*EXERCISE INSTRUCTIONS*.
Each line below must be set down exactly; omit any image you find.

------------------------

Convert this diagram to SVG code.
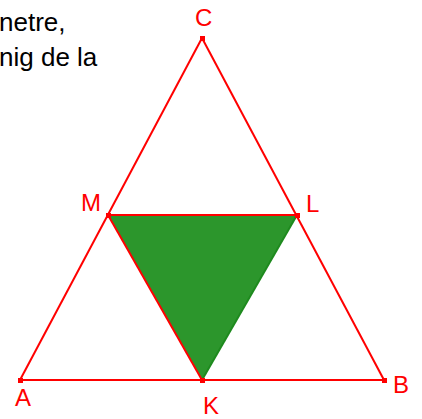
<svg xmlns="http://www.w3.org/2000/svg" width="422" height="419" viewBox="0 0 422 419">
<style>
.seg{stroke:#ff0000;stroke-width:2;fill:none}
.pt{fill:#ff0000}
.lbl{font-family:"Liberation Sans",Arial,sans-serif;font-size:24px;fill:#ff0000}
.txt{font-family:"Liberation Sans",Arial,sans-serif;font-size:26px;fill:#000000}
</style>
<rect width="422" height="419" fill="#ffffff"/>
<g id="text">
<text class="txt" x="-1" y="31">netre,</text>
<text class="txt" x="-1" y="66">nig de la</text>
</g>
<g id="shading">
<polygon points="108,215 297,215 202,380" fill="#2c962c"/>
</g>
<g id="connectors">
<line class="seg" x1="20" y1="380" x2="384" y2="380"/>
<line class="seg" x1="20" y1="380" x2="202" y2="38"/>
<line class="seg" x1="384" y1="380" x2="202" y2="38"/>
<line class="seg" x1="108" y1="215" x2="297" y2="215"/>
<line class="seg" x1="108" y1="215" x2="202" y2="380"/>
<line x1="297" y1="215" x2="202" y2="380" stroke="#1e8a1e" stroke-width="2"/>
</g>
<g id="A"><rect class="pt" x="18" y="378" width="5" height="5"/><text class="lbl" x="15" y="406">A</text></g>
<g id="B"><rect class="pt" x="382" y="378" width="5" height="5"/><text class="lbl" x="393" y="393">B</text></g>
<g id="C"><rect class="pt" x="200" y="36" width="5" height="5"/><text class="lbl" x="195" y="26">C</text></g>
<g id="K"><rect class="pt" x="200" y="378" width="5" height="5"/><text class="lbl" x="203" y="414">K</text></g>
<g id="L"><rect class="pt" x="295" y="213" width="5" height="5"/><text class="lbl" x="306" y="212">L</text></g>
<g id="M"><rect class="pt" x="106" y="213" width="5" height="5"/><text class="lbl" x="81" y="211">M</text></g>
</svg>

------------------------

*OUTPUT FOR THIS EXERCISE*.
Convert this diagram to SVG code.
<svg xmlns="http://www.w3.org/2000/svg" width="422" height="419" viewBox="0 0 422 419">
<style>
.seg{stroke:#ff0000;stroke-width:2;fill:none}
.pt{fill:#ff0000}
.lbl{font-family:"Liberation Sans",Arial,sans-serif;font-size:24px;fill:#ff0000}
.txt{font-family:"Liberation Sans",Arial,sans-serif;font-size:26px;fill:#000000}
</style>
<rect width="422" height="419" fill="#ffffff"/>
<g id="text">
<text class="txt" x="-1" y="31">netre,</text>
<text class="txt" x="-1" y="66">nig de la</text>
</g>
<g id="shading">
<polygon points="108,215 297,215 202,380" fill="#2c962c"/>
</g>
<g id="connectors">
<line class="seg" x1="20" y1="380" x2="384" y2="380"/>
<line class="seg" x1="20" y1="380" x2="202" y2="38"/>
<line class="seg" x1="384" y1="380" x2="202" y2="38"/>
<line class="seg" x1="108" y1="215" x2="297" y2="215"/>
<line class="seg" x1="108" y1="215" x2="202" y2="380"/>
<line x1="297" y1="215" x2="202" y2="380" stroke="#1e8a1e" stroke-width="2"/>
</g>
<g id="A"><rect class="pt" x="18" y="378" width="5" height="5"/><text class="lbl" x="15" y="406">A</text></g>
<g id="B"><rect class="pt" x="382" y="378" width="5" height="5"/><text class="lbl" x="393" y="393">B</text></g>
<g id="C"><rect class="pt" x="200" y="36" width="5" height="5"/><text class="lbl" x="195" y="26">C</text></g>
<g id="K"><rect class="pt" x="200" y="378" width="5" height="5"/><text class="lbl" x="203" y="414">K</text></g>
<g id="L"><rect class="pt" x="295" y="213" width="5" height="5"/><text class="lbl" x="306" y="212">L</text></g>
<g id="M"><rect class="pt" x="106" y="213" width="5" height="5"/><text class="lbl" x="81" y="211">M</text></g>
</svg>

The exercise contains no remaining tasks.